Scenes from the icon's last quest for perfection
The misty rain didn’t stop throngs of fans from lining up for the premiere viewing of Michael Jackson’s This Is It documentary film. The security at the Regal movie theater in NY's Time Square was presidential tight. Part time security guards with dangling ear pieces were lined up every few steps of the way creating make shift check points, where they all rubbed the upper right corner of the over sized tickets. The raised MJ letters proved the validity of your ticket. Once past the 5 different checkpoints, yet another security team member and the gigantic movie screen greeted you into the theater. After watching the live feed of the red carpet from LA's premiere for nearly two hours, the movie finally started to the delight of the antsy audience.

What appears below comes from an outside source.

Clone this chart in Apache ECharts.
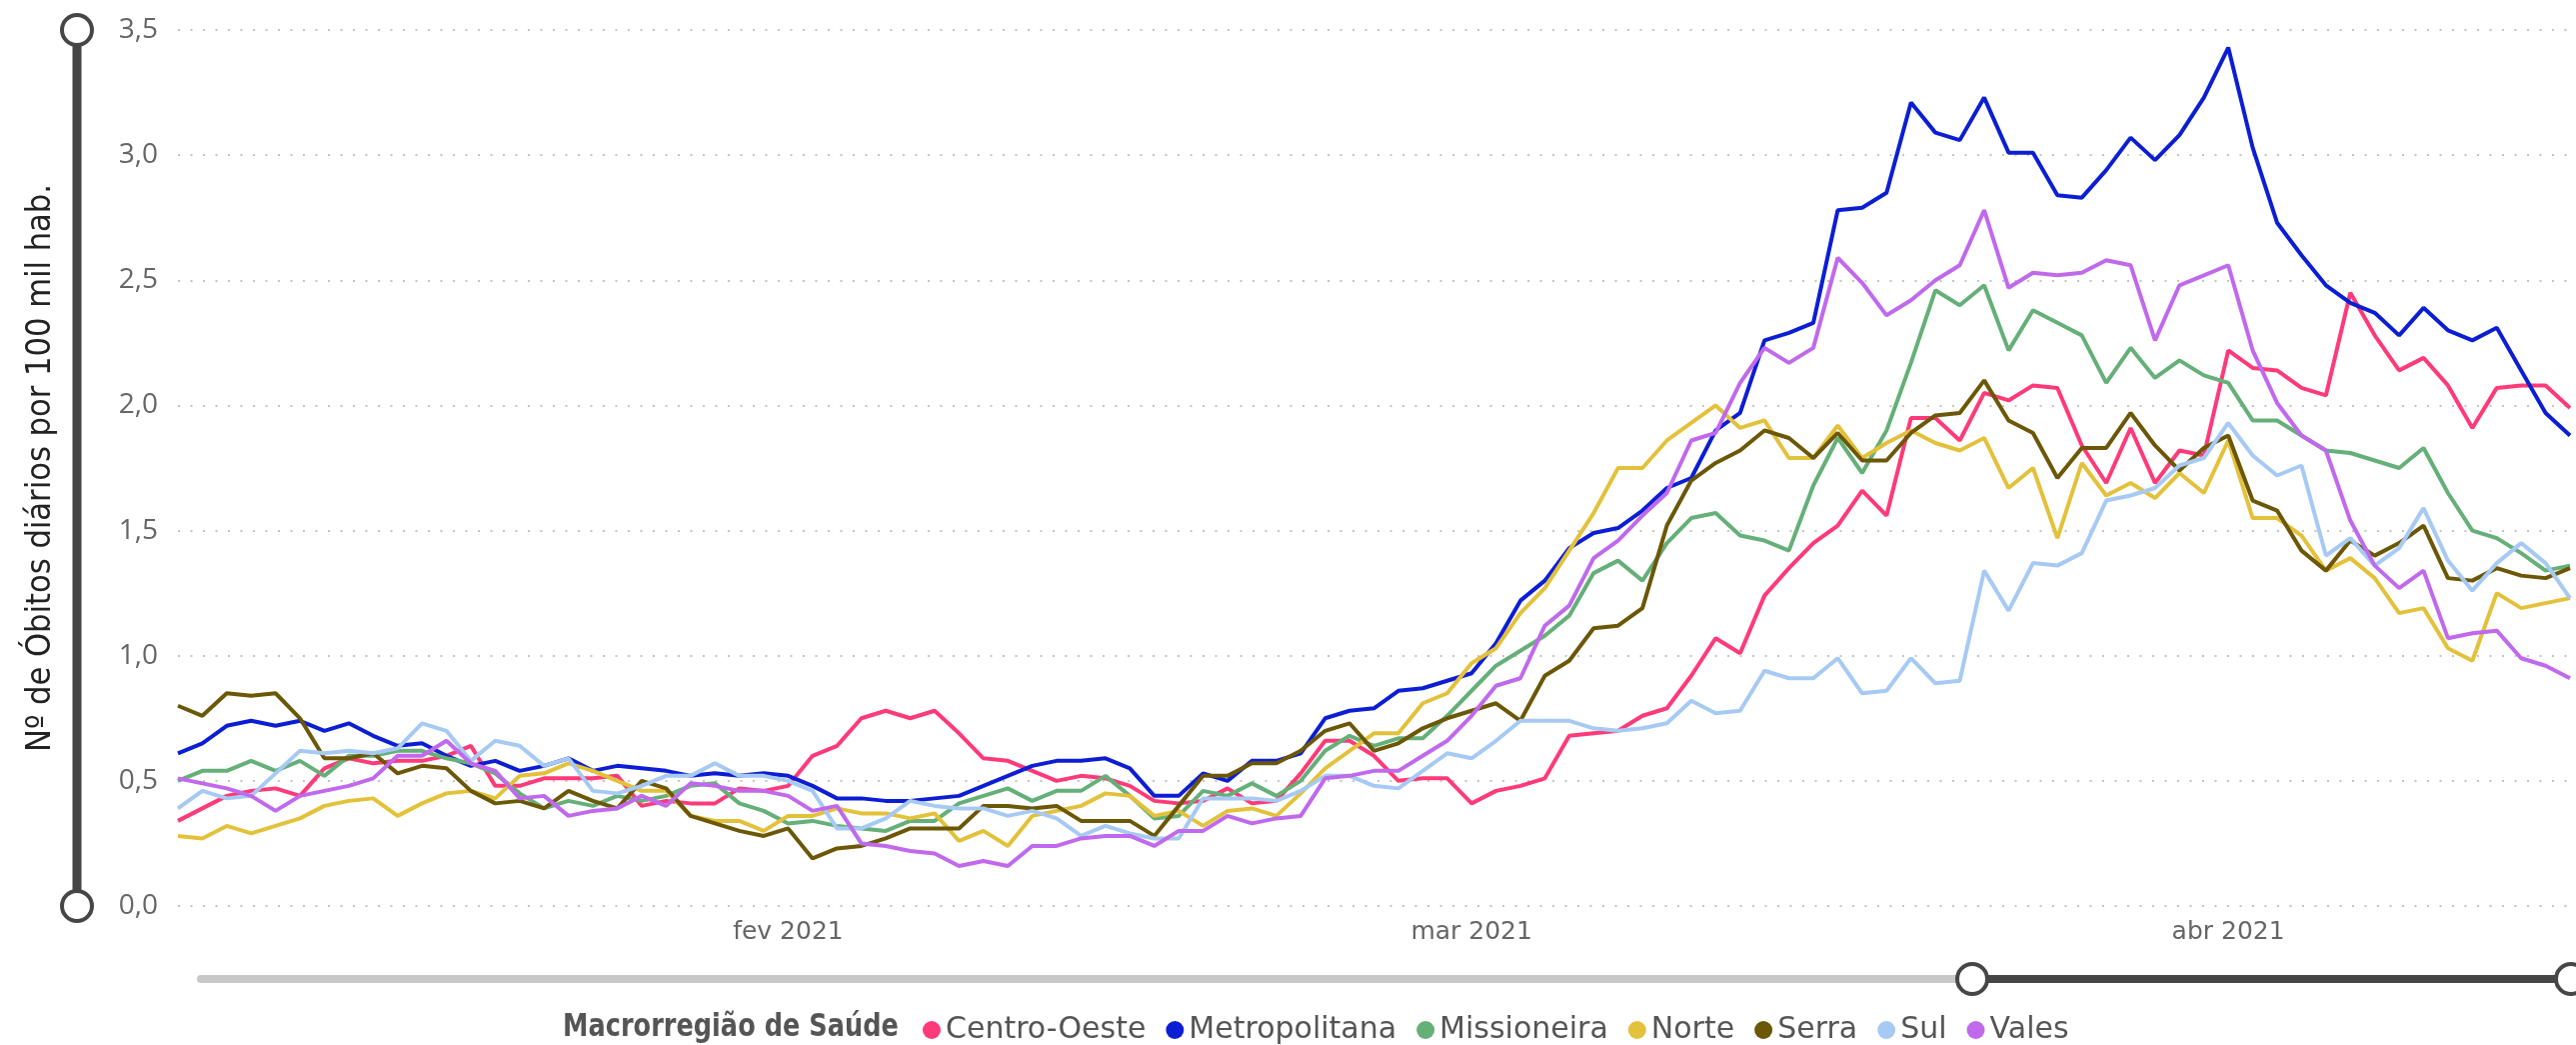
<!DOCTYPE html>
<html>
<head>
<meta charset="utf-8">
<script src="https://cdn.jsdelivr.net/npm/echarts@6/dist/echarts.min.js"></script>
<style>
    html, body { margin: 0; padding: 0; background: #fff; }
    #chart4 { width: 2577px; height: 1045px; }
</style>
</head>
<body>
<div class="graph" id="chart4"></div>
<script>
    // dias de 07/01/2021 até 15/04/2021
    let startDay = '2021-01-07'
    let nDays = 99
    let monthTicks = {'2021-02-01': 'fev 2021', '2021-03-01': 'mar 2021', '2021-04-01': 'abr 2021'}
    let regions = ['Centro-Oeste', 'Metropolitana', 'Missioneira', 'Norte', 'Serra', 'Sul', 'Vales']
    let colors = ['#FF3A78', '#0C1ED4', '#65AF78', '#E3C13A', '#6B5706', '#A6CAF4', '#C069EC']

    let centroOeste = [0.34,0.39,0.44,0.46,0.47,0.44,0.55,0.59,0.57,0.58,0.58,0.60,0.64,0.48,0.48,0.51,0.51,0.51,0.52,0.40,0.42,0.41,0.41,0.47,0.46,
        0.48,0.60,0.64,0.75,0.78,0.75,0.78,0.69,0.59,0.58,0.54,0.50,0.52,0.51,0.48,0.42,0.41,0.42,0.47,0.41,0.42,0.53,0.66,0.66,0.60,0.50,0.51,0.51,
        0.41,0.46,0.48,0.51,0.68,0.69,0.70,0.76,0.79,0.92,1.07,1.01,1.24,1.35,1.45,1.52,1.66,1.56,1.95,1.95,1.86,2.05,2.02,2.08,2.07,1.84,1.69,1.91,1.69,1.82,1.80,
        2.22,2.15,2.14,2.07,2.04,2.45,2.28,2.14,2.19,2.08,1.91,2.07,2.08,2.08,1.99]
    let metropolitana = [0.61,0.65,0.72,0.74,0.72,0.74,0.70,0.73,0.68,0.64,0.65,0.60,0.56,0.58,0.54,0.56,0.59,0.54,0.56,0.55,0.54,0.52,0.53,0.52,0.53,
        0.52,0.48,0.43,0.43,0.42,0.42,0.43,0.44,0.48,0.52,0.56,0.58,0.58,0.59,0.55,0.44,0.44,0.53,0.50,0.58,0.58,0.61,0.75,0.78,0.79,0.86,0.87,0.90,
        0.93,1.05,1.22,1.30,1.43,1.49,1.51,1.58,1.67,1.71,1.90,1.97,2.26,2.29,2.33,2.78,2.79,2.85,3.21,3.09,3.06,3.23,3.01,3.01,2.84,2.83,2.94,3.07,2.98,3.08,3.23,
        3.43,3.03,2.73,2.60,2.48,2.41,2.37,2.28,2.39,2.30,2.26,2.31,2.14,1.97,1.88]
    let missioneira = [0.50,0.54,0.54,0.58,0.54,0.58,0.52,0.60,0.60,0.62,0.62,0.59,0.57,0.53,0.45,0.39,0.42,0.40,0.44,0.42,0.44,0.48,0.49,0.41,0.38,
        0.33,0.34,0.32,0.31,0.30,0.34,0.34,0.41,0.44,0.47,0.42,0.46,0.46,0.52,0.44,0.35,0.36,0.46,0.44,0.49,0.44,0.50,0.62,0.68,0.64,0.67,0.67,0.76,
        0.86,0.96,1.02,1.08,1.16,1.33,1.38,1.30,1.45,1.55,1.57,1.48,1.46,1.42,1.68,1.87,1.73,1.90,2.17,2.46,2.40,2.48,2.22,2.38,2.33,2.28,2.09,2.23,2.11,2.18,2.12,
        2.09,1.94,1.94,1.88,1.82,1.81,1.78,1.75,1.83,1.65,1.50,1.47,1.41,1.34,1.36]
    let norte = [0.28,0.27,0.32,0.29,0.32,0.35,0.40,0.42,0.43,0.36,0.41,0.45,0.46,0.43,0.52,0.53,0.57,0.54,0.50,0.46,0.46,0.36,0.34,0.34,0.30,
        0.36,0.36,0.39,0.37,0.37,0.35,0.37,0.26,0.30,0.24,0.36,0.38,0.40,0.45,0.44,0.36,0.38,0.32,0.38,0.39,0.36,0.45,0.55,0.62,0.69,0.69,0.81,0.85,
        0.97,1.03,1.17,1.27,1.42,1.57,1.75,1.75,1.86,1.93,2.00,1.91,1.94,1.79,1.79,1.92,1.79,1.85,1.90,1.85,1.82,1.87,1.67,1.75,1.47,1.77,1.64,1.69,1.63,1.73,1.65,
        1.86,1.55,1.55,1.48,1.34,1.39,1.31,1.17,1.19,1.03,0.98,1.25,1.19,1.21,1.23]
    let serra = [0.80,0.76,0.85,0.84,0.85,0.75,0.59,0.59,0.61,0.53,0.56,0.55,0.46,0.41,0.42,0.39,0.46,0.42,0.39,0.50,0.47,0.36,0.33,0.30,0.28,
        0.31,0.19,0.23,0.24,0.27,0.31,0.31,0.31,0.40,0.40,0.39,0.40,0.34,0.34,0.34,0.28,0.40,0.52,0.52,0.57,0.57,0.62,0.70,0.73,0.62,0.65,0.71,0.75,
        0.78,0.81,0.74,0.92,0.98,1.11,1.12,1.19,1.52,1.70,1.77,1.82,1.90,1.87,1.79,1.89,1.78,1.78,1.89,1.96,1.97,2.10,1.94,1.89,1.71,1.83,1.83,1.97,1.84,1.74,1.83,
        1.88,1.62,1.58,1.42,1.34,1.46,1.40,1.45,1.52,1.31,1.30,1.35,1.32,1.31,1.35]
    let sul = [0.39,0.46,0.43,0.44,0.53,0.62,0.61,0.62,0.61,0.63,0.73,0.70,0.58,0.66,0.64,0.56,0.59,0.46,0.45,0.48,0.52,0.52,0.57,0.52,0.52,
        0.50,0.46,0.31,0.31,0.35,0.42,0.40,0.39,0.39,0.36,0.38,0.35,0.28,0.32,0.29,0.27,0.27,0.43,0.43,0.43,0.42,0.46,0.52,0.52,0.48,0.47,0.54,0.61,
        0.59,0.66,0.74,0.74,0.74,0.71,0.70,0.71,0.73,0.82,0.77,0.78,0.94,0.91,0.91,0.99,0.85,0.86,0.99,0.89,0.90,1.34,1.18,1.37,1.36,1.41,1.62,1.64,1.67,1.76,1.79,
        1.93,1.80,1.72,1.76,1.40,1.47,1.36,1.43,1.59,1.38,1.26,1.37,1.45,1.37,1.23]
    let vales = [0.51,0.49,0.47,0.44,0.38,0.44,0.46,0.48,0.51,0.60,0.60,0.66,0.57,0.54,0.43,0.44,0.36,0.38,0.39,0.44,0.40,0.49,0.48,0.46,0.46,
        0.44,0.38,0.40,0.25,0.24,0.22,0.21,0.16,0.18,0.16,0.24,0.24,0.27,0.28,0.28,0.24,0.30,0.30,0.36,0.33,0.35,0.36,0.51,0.52,0.54,0.54,0.60,0.66,
        0.76,0.88,0.91,1.12,1.20,1.39,1.46,1.56,1.65,1.86,1.89,2.09,2.23,2.17,2.23,2.59,2.49,2.36,2.42,2.50,2.56,2.78,2.47,2.53,2.52,2.53,2.58,2.56,2.26,2.48,2.52,
        2.56,2.22,2.01,1.88,1.82,1.54,1.36,1.27,1.34,1.07,1.09,1.10,0.99,0.96,0.91]
    let values = [centroOeste, metropolitana, missioneira, norte, serra, sul, vales]

    let days = []
    let t0 = new Date(startDay + 'T00:00:00Z').getTime()
    for (let i = 0; i < nDays; i++) {
        days.push(new Date(t0 + i * 86400000).toISOString().slice(0, 10))
    }

    let sans = '"DejaVu Sans", sans-serif'
    let seriesList = []
    for (let i = 0; i < regions.length; i++) {
        seriesList.push({
            name: regions[i],
            type: 'line',
            data: values[i],
            showSymbol: false,
            color: colors[i],
            lineStyle: {width: 4, color: colors[i]}
        })
    }

    let sliderStyle = {fill: '#fff', stroke: '#464646', lineWidth: 4}
    let myChart = echarts.init(document.getElementById('chart4'))
    const option = {
        animation: false,
        backgroundColor: '#fff',
        grid: {left: 178, right: 6, top: 30, bottom: 139, containLabel: false},
        xAxis: {
            type: 'category',
            data: days,
            boundaryGap: false,
            axisLine: {show: false},
            axisTick: {show: false},
            splitLine: {show: false},
            axisLabel: {
                interval: function (idx, v) { return !!monthTicks[v] },
                formatter: function (v) { return monthTicks[v] || '' },
                color: '#666',
                fontSize: 25,
                fontFamily: sans,
                margin: 14
            }
        },
        yAxis: {
            type: 'value',
            min: 0,
            max: 3.5,
            interval: 0.5,
            axisLine: {show: false},
            axisTick: {show: false},
            axisLabel: {
                formatter: function (v) { return v.toFixed(1).replace('.', ',') },
                color: '#666',
                fontSize: 28,
                fontFamily: '"Open Sans", sans-serif',
                margin: 20
            },
            splitLine: {lineStyle: {color: '#c4c4c4', width: 2, type: [2, 10.5]}}
        },
        legend: {
            data: regions,
            left: 918,
            top: 1010,
            icon: 'circle',
            itemWidth: 18,
            itemHeight: 18,
            itemGap: 20,
            textStyle: {fontSize: 30, color: '#555', fontFamily: sans}
        },
        graphic: [
            // slider vertical
            {id: 'vLine', type: 'line', x: 0, y: 0, shape: {x1: 77, y1: 30, x2: 77, y2: 906}, style: {stroke: '#464646', lineWidth: 9}},
            {id: 'vTop', type: 'circle', x: 0, y: 0, shape: {cx: 77, cy: 30, r: 15}, style: sliderStyle},
            {id: 'vBottom', type: 'circle', x: 0, y: 0, shape: {cx: 77, cy: 906, r: 15}, style: sliderStyle},
            // slider horizontal
            {id: 'hTrack', type: 'line', x: 0, y: 0, shape: {x1: 201, y1: 979, x2: 1973, y2: 979}, style: {stroke: '#c8c8c8', lineWidth: 8, lineCap: 'round'}},
            {id: 'hSel', type: 'line', x: 0, y: 0, shape: {x1: 1973, y1: 979, x2: 2572, y2: 979}, style: {stroke: '#464646', lineWidth: 8}},
            {id: 'hLeft', type: 'circle', x: 0, y: 0, shape: {cx: 1973, cy: 979, r: 15}, style: sliderStyle},
            {id: 'hRight', type: 'circle', x: 0, y: 0, shape: {cx: 2572, cy: 979, r: 15}, style: sliderStyle},
            // título do eixo y e da legenda (estreitados como no original)
            {id: 'yTitle', type: 'text', x: 41, y: 468, rotation: Math.PI / 2, scaleX: 0.9,
                style: {text: 'Nº de Óbitos diários por 100 mil hab.', font: '34px ' + sans, fill: '#222', textAlign: 'center', textVerticalAlign: 'middle'}},
            {id: 'legTitle', type: 'text', x: 563, y: 1028, scaleX: 0.8,
                style: {text: 'Macrorregião de Saúde', font: 'bold 32px ' + sans, fill: '#555', textAlign: 'left', textVerticalAlign: 'middle'}}
        ],
        series: seriesList
    }
    myChart.setOption(option)
</script>
</body>
</html>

Once you realized that this movie/documentary is more about MJ's passion for performing and the steps he took to ensure a tight show, you get to wipe away the tragic events of why you're looking at this flick in the first place.
It's incredible to see MJ a bit stripped down from the aura of mega star and see him as the exhausted ringleader trying to get his thoughts across to his team. He has semi-tense moments with his musical director, which will surely spawn classic quotables like “Let it simmer!” 'That's why we have rehearsal,' and 'I Love You'.
One consistent request that MJ has is for all of his music to have a feel. He wants the people to experience the music, be it funky, soothing or hardcore, just as they've experienced it from the albums. The way he leans into the rhythm and how he wraps his vocals around the melodies just make great viewing cues for up and coming artists to build upon. There are times when you can see how focused he is on the art form, especially when it's time to select his tour dancers. The process is basically a shortened version of 'So you think you can dance for Mike?'
After picking the dancers and meeting the band, your attention switches to Mike's bugged out gear. We've seen this man in everything that we can imagine, but you've never seen him in cool out street wear. At one session MJ is rocking a black flight/bomber jacket, paired with Ed Hardy loose sweats. He's tired, a bit haggard and still hits his cue points like a pro.
The true bright spot for the film is the use of digital enhancements to recreate classic videos like 'Smooth Criminal', 'They Don't Really Care About Us' and 'Thriller'. The hours long pain staking process of transforming into a ghastly ghoul for no more than a few seconds screen time is all worth it once MJ see's his vision on Kenny Ortega's jumbo preview TV. MJ turns into a hyper active teenager while watching the playback of selected scenes where hideous monsters mash for close up poses.
It's no wonder how he commands so much attention. Between his unmatched talent and bizarre look, how can this guy not amaze you? I was recently sent a link to a 1985 Ebony Magazine story that showed what celebs would look like only 15 years later in 2000. For Mike, they just added a few wisps of gray to his hair and a thin mustache to his Thriller days look...how more off could they be?
The latter part of the nearly 2-hour film starts to push MJ's environmental message and world harmony agenda. It warms the heart to see him so dedicated to helping others. It's a shame that his death seems to have been caused by the same people that were supposed to be helping him from himself.
Enjoy the man in the mirror's final moments the best that you can.
Did you see the film? If so, what did you think?